You are viewing a plain text version of this content. The canonical link for it is here.

Posted to commits@druid.apache.org by GitBox <gi...@apache.org> on 2019/03/02 06:26:11 UTC

[GitHub] leerho commented on issue #7161: Indicating time trends in topN results

leerho commented on issue #7161: Indicating time trends in topN results
URL: https://github.com/apache/incubator-druid/issues/7161#issuecomment-468890906

I don't know what algorithm is being used to establish the "TopN", but I hope it isn't the old
- Sort each node
- Take the top 1000 from each node
- Merge the samples from each node together and sort
- Take the top 100 from that list and hope (yes hope) that you have captured the top 100.

This can result in unknown and significant errors, depending on how the data is distributed across the nodes, and cannot give any information about which ones in that final list actually belong there, what the error might be in its position in the list, and which ones in the list might just be noise. This technique is just a heuristic and it is not hard to prove how it can return very misleading results.

This can be can be much more efficiently, accurately, and confidently solved using the DataSketches [Frequent Items sketch (FIS)](https://datasketches.github.io/docs/FrequentItems/FrequentItemsOverview.html).

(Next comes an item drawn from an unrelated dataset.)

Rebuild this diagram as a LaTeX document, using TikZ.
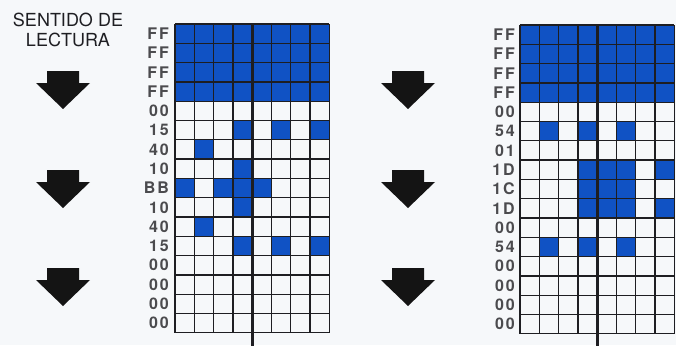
\documentclass[tikz,border=0pt]{standalone}
\usepackage{fontspec}
\setmainfont{TeX Gyre Heros}
\newfontfamily\hexfont[LetterSpace=12]{TeX Gyre Heros}
\usepackage{xcolor}
\usetikzlibrary{positioning}
\definecolor{bitblue}{RGB}{16,82,196}
\definecolor{gridink}{RGB}{30,30,34}
\definecolor{paper}{RGB}{246,248,250}

\begin{document}
\begin{tikzpicture}[
  x=1pt, y=-1pt,
  every node/.style={inner sep=0pt},
  bit/.style={fill=bitblue},
  gridline/.style={draw=gridink, line width=1.3pt},
  axisline/.style={draw=gridink, line width=2.6pt},
  hexlbl/.style={anchor=east, font=\hexfont\bfseries\fontsize{16}{16}\selectfont, text=gridink!80},
  title/.style={font=\fontsize{18}{20}\selectfont, text=gridink},
  readarrow/.style={fill=black!92},
]
\fill[paper] (0,0) rectangle (676,345);
\useasboundingbox (0,0) rectangle (676,345);
% heading
\node[title] (title1) at (68,20) {SENTIDO DE};
\node[title, below=6pt of title1] (title2) {LECTURA};
% reading arrows
\foreach \ax/\ay in {63/71, 63/170, 63/268, 408/71, 408/170, 408/268}
  \fill[readarrow] (\ax-16,\ay) -- (\ax+16,\ay) -- (\ax+16,\ay+12) -- (\ax+27,\ay+12)
    -- (\ax,\ay+38) -- (\ax-27,\ay+12) -- (\ax-16,\ay+12) -- cycle;
% left grid
\begin{scope}[shift={(175,24)}]
  \fill[bit] (0,0) rectangle (8*19.3,4*19.3);
  \foreach \r/\c in {5/4,5/6,5/8, 6/2, 7/4, 8/1,8/3,8/4,8/5, 9/4, 10/2, 11/4,11/6,11/8}
    \fill[bit] ({(\c-1)*19.3},{\r*19.3}) rectangle ++(19.3,19.3);
  \foreach \i in {0,...,8}
    \draw[gridline] (\i*19.3,0) -- (\i*19.3,16*19.3);
  \foreach \j in {0,...,16}
    \draw[gridline] (0,\j*19.3) -- (8*19.3,\j*19.3);
  \draw[axisline] (4*19.3,0) -- (4*19.3,322);
  \foreach \t [count=\r from 0] in {FF,FF,FF,FF,00,15,40,10,BB,10,40,15,00,00,00,00}
    \node[hexlbl] (lhex\r) at (-6,\r*19.3+9.65) {\t};
\end{scope}
% right grid
\begin{scope}[shift={(520,25)}]
  \fill[bit] (0,0) rectangle (8*19.3,4*19.3);
  \foreach \r/\c in {5/2,5/4,5/6, 7/4,7/5,7/6,7/8, 8/4,8/5,8/6, 9/4,9/5,9/6,9/8, 11/2,11/4,11/6}
    \fill[bit] ({(\c-1)*19.3},{\r*19.3}) rectangle ++(19.3,19.3);
  \foreach \i in {0,...,8}
    \draw[gridline] (\i*19.3,0) -- (\i*19.3,16*19.3);
  \foreach \j in {0,...,16}
    \draw[gridline] (0,\j*19.3) -- (8*19.3,\j*19.3);
  \draw[axisline] (4*19.3,0) -- (4*19.3,321);
  \foreach \t [count=\r from 0] in {FF,FF,FF,FF,00,54,01,1D,1C,1D,00,54,00,00,00,00}
    \node[hexlbl] (rhex\r) at (-5,\r*19.3+9.65) {\t};
\end{scope}
\end{tikzpicture}
\end{document}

The FIS will tell you the upper and lower bounds of the actual weights of each item, which can be used to establish the range within which the true weight must lie. However, when those ranges overlap, it creates a tie situation in terms of actual order. Nonetheless, these bounds can be used to identify which items may be tied, for example, for the 3rd position. These bounds, by the way are hard bounds, so the confidence is 100%.

Also, you can query the sketch using either the NO_FALSE_POSITIVES (more strict) or a NO_FALSE_NEGATIVES (less strict) query. But under no circumstances with the sketch return items that fall below the noise floor.

Be aware that the reason that this sketch is called "Frequent Items" is that there may not be any items that are more frequent than any of the others (I.e. if they all occur with the same frequency). Thus, returning zero results can happen. Thus the name "TopN" is misleading as there may not be N items returned.

This is why I prefer to call this kind of operation "Frequent Items" or "Heavy Hitters" and not "TopN".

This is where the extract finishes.